┌──
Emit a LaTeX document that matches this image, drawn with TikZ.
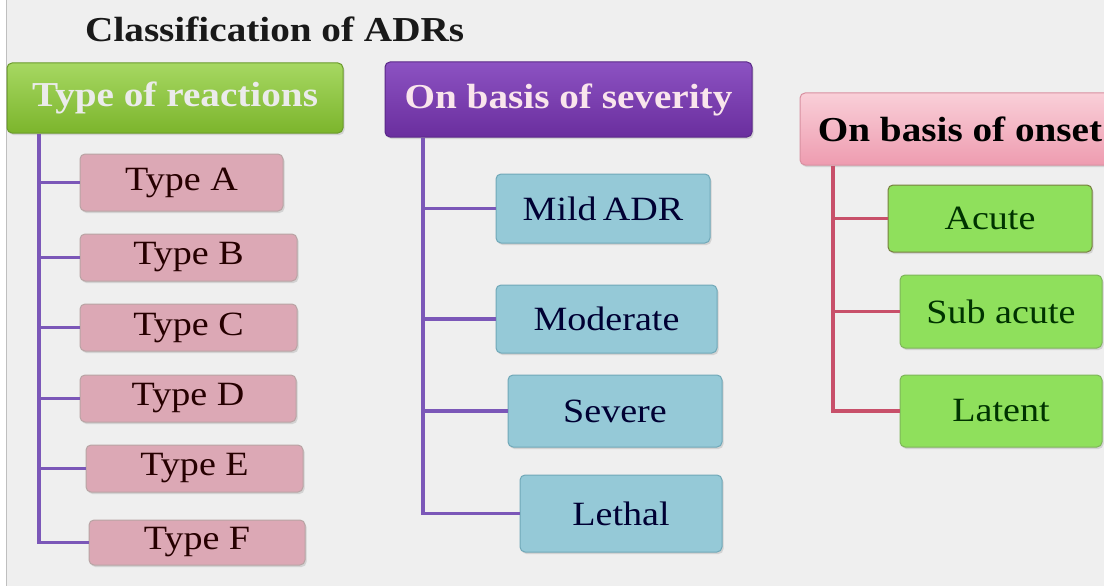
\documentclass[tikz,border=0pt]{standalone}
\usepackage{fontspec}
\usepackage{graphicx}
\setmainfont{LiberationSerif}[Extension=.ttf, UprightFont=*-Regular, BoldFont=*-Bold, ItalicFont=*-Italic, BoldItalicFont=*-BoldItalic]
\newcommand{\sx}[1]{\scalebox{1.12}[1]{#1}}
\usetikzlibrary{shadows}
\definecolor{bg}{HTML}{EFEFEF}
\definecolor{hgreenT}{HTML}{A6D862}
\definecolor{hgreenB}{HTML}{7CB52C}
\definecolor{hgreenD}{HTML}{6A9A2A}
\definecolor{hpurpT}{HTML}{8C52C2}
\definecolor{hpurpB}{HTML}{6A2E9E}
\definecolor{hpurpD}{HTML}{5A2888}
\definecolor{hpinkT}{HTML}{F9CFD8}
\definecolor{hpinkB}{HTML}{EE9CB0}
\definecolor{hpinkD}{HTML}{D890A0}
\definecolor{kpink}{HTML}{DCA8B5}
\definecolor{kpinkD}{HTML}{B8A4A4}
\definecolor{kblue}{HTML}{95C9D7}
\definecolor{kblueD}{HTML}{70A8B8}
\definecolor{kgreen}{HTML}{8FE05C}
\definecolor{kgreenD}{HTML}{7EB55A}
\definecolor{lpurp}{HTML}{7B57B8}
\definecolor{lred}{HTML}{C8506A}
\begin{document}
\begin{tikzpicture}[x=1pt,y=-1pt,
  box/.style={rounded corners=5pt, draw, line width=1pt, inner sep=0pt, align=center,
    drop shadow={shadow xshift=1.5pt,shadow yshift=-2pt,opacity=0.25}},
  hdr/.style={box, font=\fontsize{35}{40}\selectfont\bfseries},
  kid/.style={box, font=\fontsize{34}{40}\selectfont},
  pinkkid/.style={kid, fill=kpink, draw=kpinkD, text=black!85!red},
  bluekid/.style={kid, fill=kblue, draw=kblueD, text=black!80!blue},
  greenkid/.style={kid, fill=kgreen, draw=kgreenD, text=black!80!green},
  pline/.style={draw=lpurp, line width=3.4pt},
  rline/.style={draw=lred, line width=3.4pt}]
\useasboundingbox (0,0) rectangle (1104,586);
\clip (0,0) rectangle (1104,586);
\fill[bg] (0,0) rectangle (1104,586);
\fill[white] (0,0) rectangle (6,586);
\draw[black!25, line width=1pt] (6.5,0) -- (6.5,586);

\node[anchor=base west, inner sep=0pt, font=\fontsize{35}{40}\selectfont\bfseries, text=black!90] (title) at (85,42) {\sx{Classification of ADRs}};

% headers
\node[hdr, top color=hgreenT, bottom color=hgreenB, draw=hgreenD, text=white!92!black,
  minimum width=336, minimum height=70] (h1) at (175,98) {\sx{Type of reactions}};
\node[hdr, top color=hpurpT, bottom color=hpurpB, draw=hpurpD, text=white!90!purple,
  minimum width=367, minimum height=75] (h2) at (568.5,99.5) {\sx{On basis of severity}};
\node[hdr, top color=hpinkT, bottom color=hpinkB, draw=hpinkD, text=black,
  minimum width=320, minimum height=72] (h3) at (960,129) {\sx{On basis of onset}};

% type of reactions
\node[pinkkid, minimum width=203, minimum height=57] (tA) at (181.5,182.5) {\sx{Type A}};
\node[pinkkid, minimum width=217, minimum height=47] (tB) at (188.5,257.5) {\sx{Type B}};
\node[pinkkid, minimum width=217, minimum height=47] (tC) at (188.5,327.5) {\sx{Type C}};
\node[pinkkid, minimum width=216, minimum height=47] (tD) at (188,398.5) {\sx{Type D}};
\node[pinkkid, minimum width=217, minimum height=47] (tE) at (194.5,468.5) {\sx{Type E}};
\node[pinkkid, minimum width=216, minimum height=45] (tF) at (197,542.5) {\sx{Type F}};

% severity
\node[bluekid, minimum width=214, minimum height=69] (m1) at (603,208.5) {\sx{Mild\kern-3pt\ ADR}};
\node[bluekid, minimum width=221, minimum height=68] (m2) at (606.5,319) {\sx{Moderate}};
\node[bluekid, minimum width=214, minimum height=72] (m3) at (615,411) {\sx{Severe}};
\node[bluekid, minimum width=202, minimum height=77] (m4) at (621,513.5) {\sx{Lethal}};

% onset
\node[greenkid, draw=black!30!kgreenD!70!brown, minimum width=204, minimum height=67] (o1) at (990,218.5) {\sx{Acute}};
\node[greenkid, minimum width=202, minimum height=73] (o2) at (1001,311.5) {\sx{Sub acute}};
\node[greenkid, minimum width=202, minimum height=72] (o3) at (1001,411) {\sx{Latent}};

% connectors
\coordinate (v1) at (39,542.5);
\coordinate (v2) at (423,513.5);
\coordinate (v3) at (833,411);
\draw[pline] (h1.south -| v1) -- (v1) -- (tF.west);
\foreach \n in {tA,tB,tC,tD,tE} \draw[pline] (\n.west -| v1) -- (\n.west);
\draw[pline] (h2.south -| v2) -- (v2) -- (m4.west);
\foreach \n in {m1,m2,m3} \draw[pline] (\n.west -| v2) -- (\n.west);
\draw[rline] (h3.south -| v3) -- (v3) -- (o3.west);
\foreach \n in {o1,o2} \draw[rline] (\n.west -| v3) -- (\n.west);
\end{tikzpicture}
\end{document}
└──
┌──
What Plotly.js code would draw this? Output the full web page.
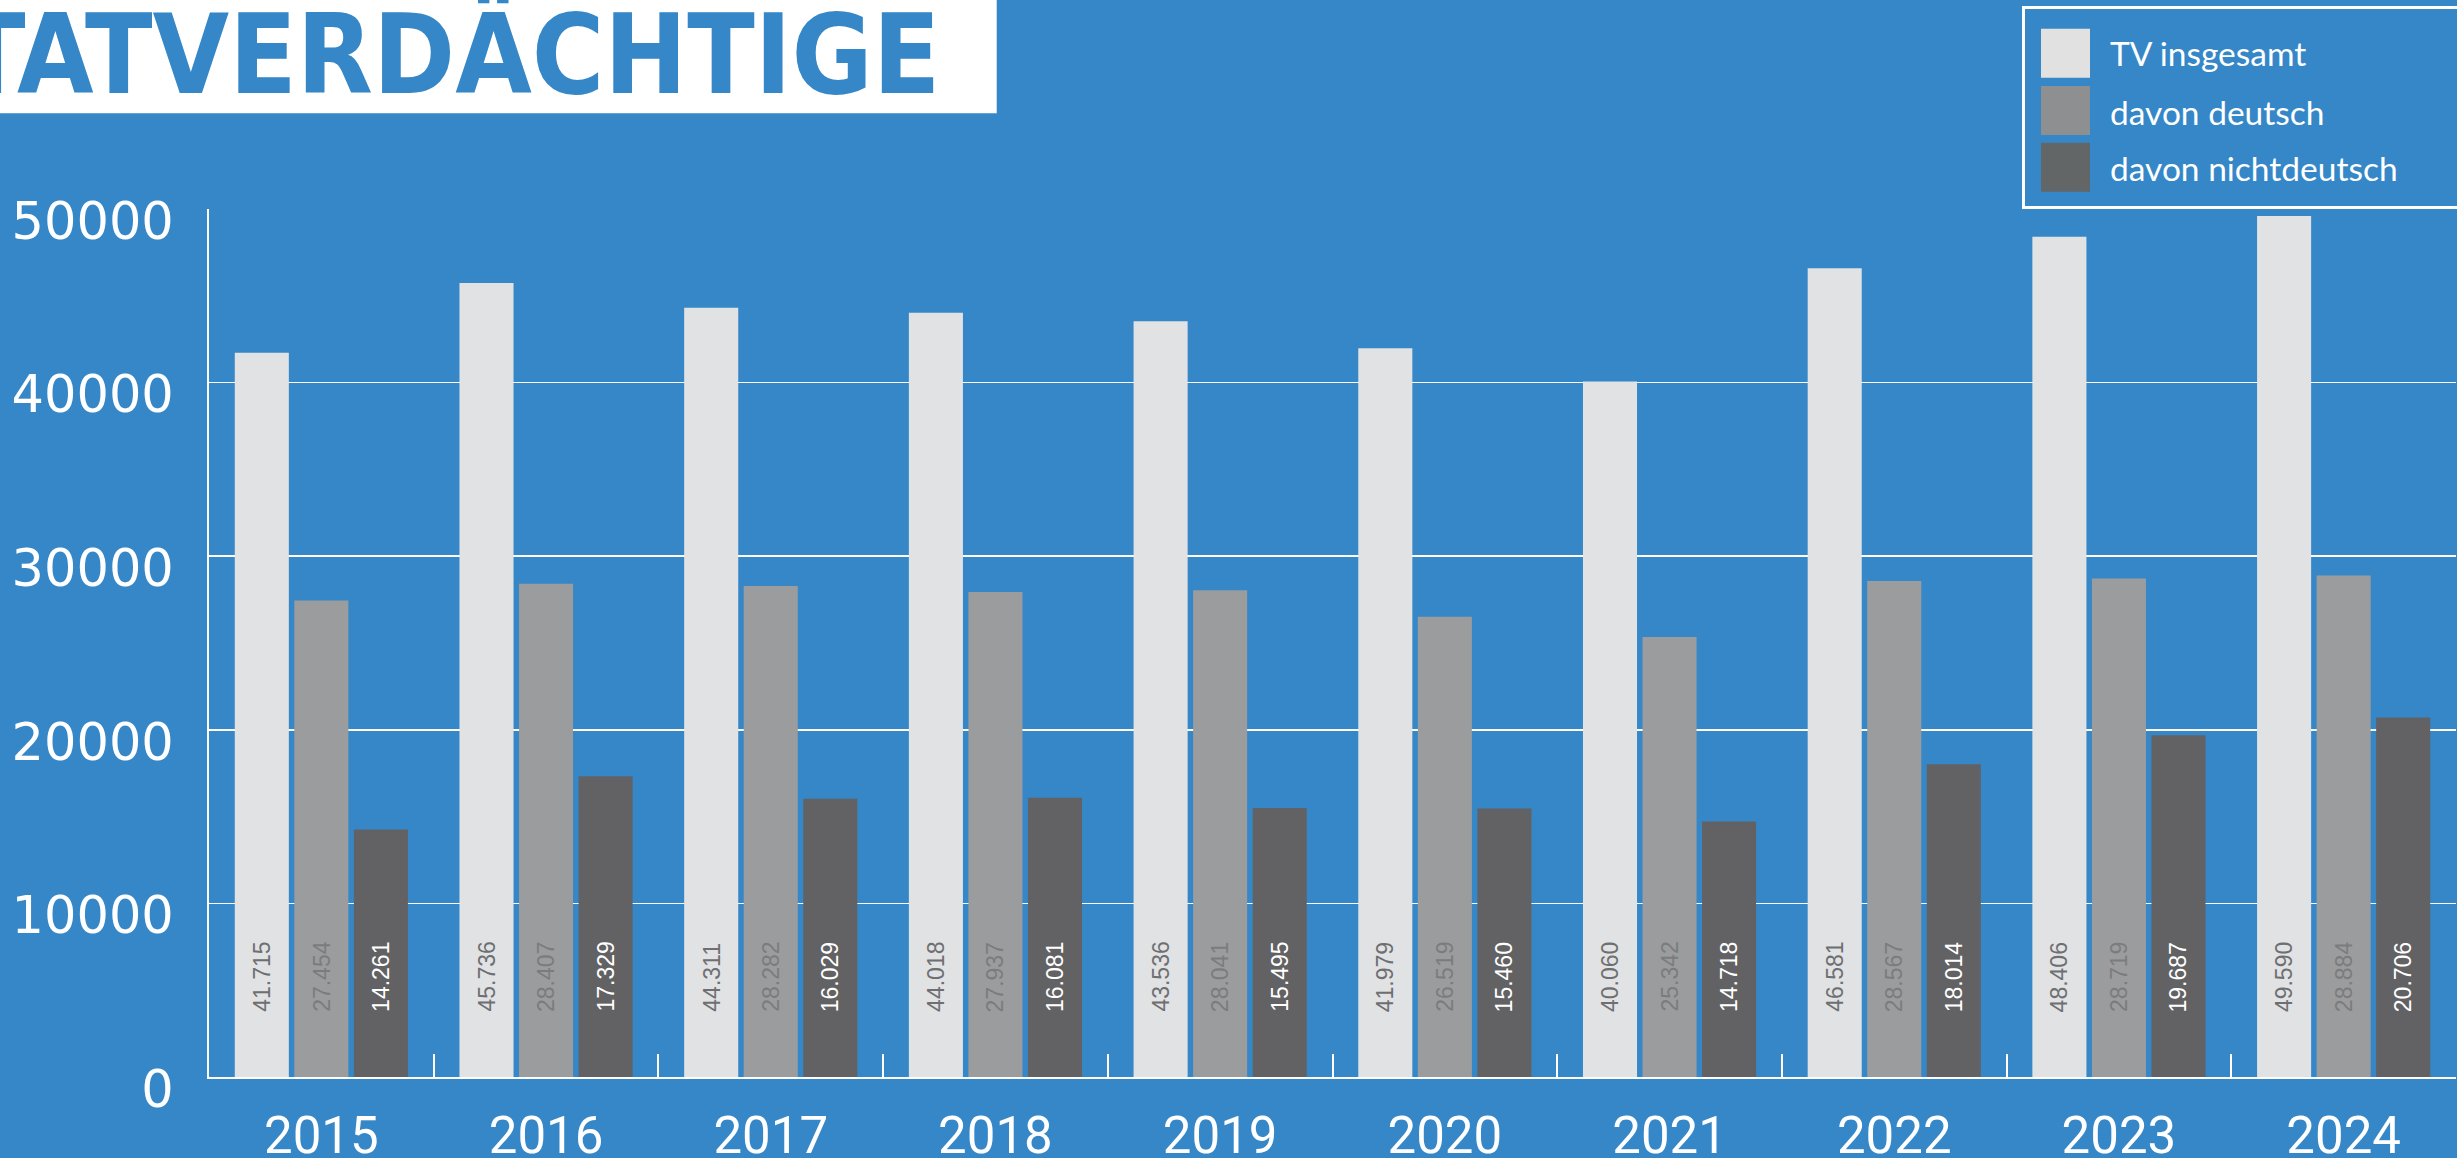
└──
- [TASK PROMPT]
From the records above, extract the lines from the one holding "Emit a LaTeX" through the one holding "text=black!90] (title) at", word for word; omit the pictures.

- [CORRECT ANSWER]
Emit a LaTeX document that matches this image, drawn with TikZ.
\documentclass[tikz,border=0pt]{standalone}
\usepackage{fontspec}
\usepackage{graphicx}
\setmainfont{LiberationSerif}[Extension=.ttf, UprightFont=*-Regular, BoldFont=*-Bold, ItalicFont=*-Italic, BoldItalicFont=*-BoldItalic]
\newcommand{\sx}[1]{\scalebox{1.12}[1]{#1}}
\usetikzlibrary{shadows}
\definecolor{bg}{HTML}{EFEFEF}
\definecolor{hgreenT}{HTML}{A6D862}
\definecolor{hgreenB}{HTML}{7CB52C}
\definecolor{hgreenD}{HTML}{6A9A2A}
\definecolor{hpurpT}{HTML}{8C52C2}
\definecolor{hpurpB}{HTML}{6A2E9E}
\definecolor{hpurpD}{HTML}{5A2888}
\definecolor{hpinkT}{HTML}{F9CFD8}
\definecolor{hpinkB}{HTML}{EE9CB0}
\definecolor{hpinkD}{HTML}{D890A0}
\definecolor{kpink}{HTML}{DCA8B5}
\definecolor{kpinkD}{HTML}{B8A4A4}
\definecolor{kblue}{HTML}{95C9D7}
\definecolor{kblueD}{HTML}{70A8B8}
\definecolor{kgreen}{HTML}{8FE05C}
\definecolor{kgreenD}{HTML}{7EB55A}
\definecolor{lpurp}{HTML}{7B57B8}
\definecolor{lred}{HTML}{C8506A}
\begin{document}
\begin{tikzpicture}[x=1pt,y=-1pt,
  box/.style={rounded corners=5pt, draw, line width=1pt, inner sep=0pt, align=center,
    drop shadow={shadow xshift=1.5pt,shadow yshift=-2pt,opacity=0.25}},
  hdr/.style={box, font=\fontsize{35}{40}\selectfont\bfseries},
  kid/.style={box, font=\fontsize{34}{40}\selectfont},
  pinkkid/.style={kid, fill=kpink, draw=kpinkD, text=black!85!red},
  bluekid/.style={kid, fill=kblue, draw=kblueD, text=black!80!blue},
  greenkid/.style={kid, fill=kgreen, draw=kgreenD, text=black!80!green},
  pline/.style={draw=lpurp, line width=3.4pt},
  rline/.style={draw=lred, line width=3.4pt}]
\useasboundingbox (0,0) rectangle (1104,586);
\clip (0,0) rectangle (1104,586);
\fill[bg] (0,0) rectangle (1104,586);
\fill[white] (0,0) rectangle (6,586);
\draw[black!25, line width=1pt] (6.5,0) -- (6.5,586);

\node[anchor=base west, inner sep=0pt, font=\fontsize{35}{40}\selectfont\bfseries, text=black!90] (title) at (85,42) {\sx{Classification of ADRs}};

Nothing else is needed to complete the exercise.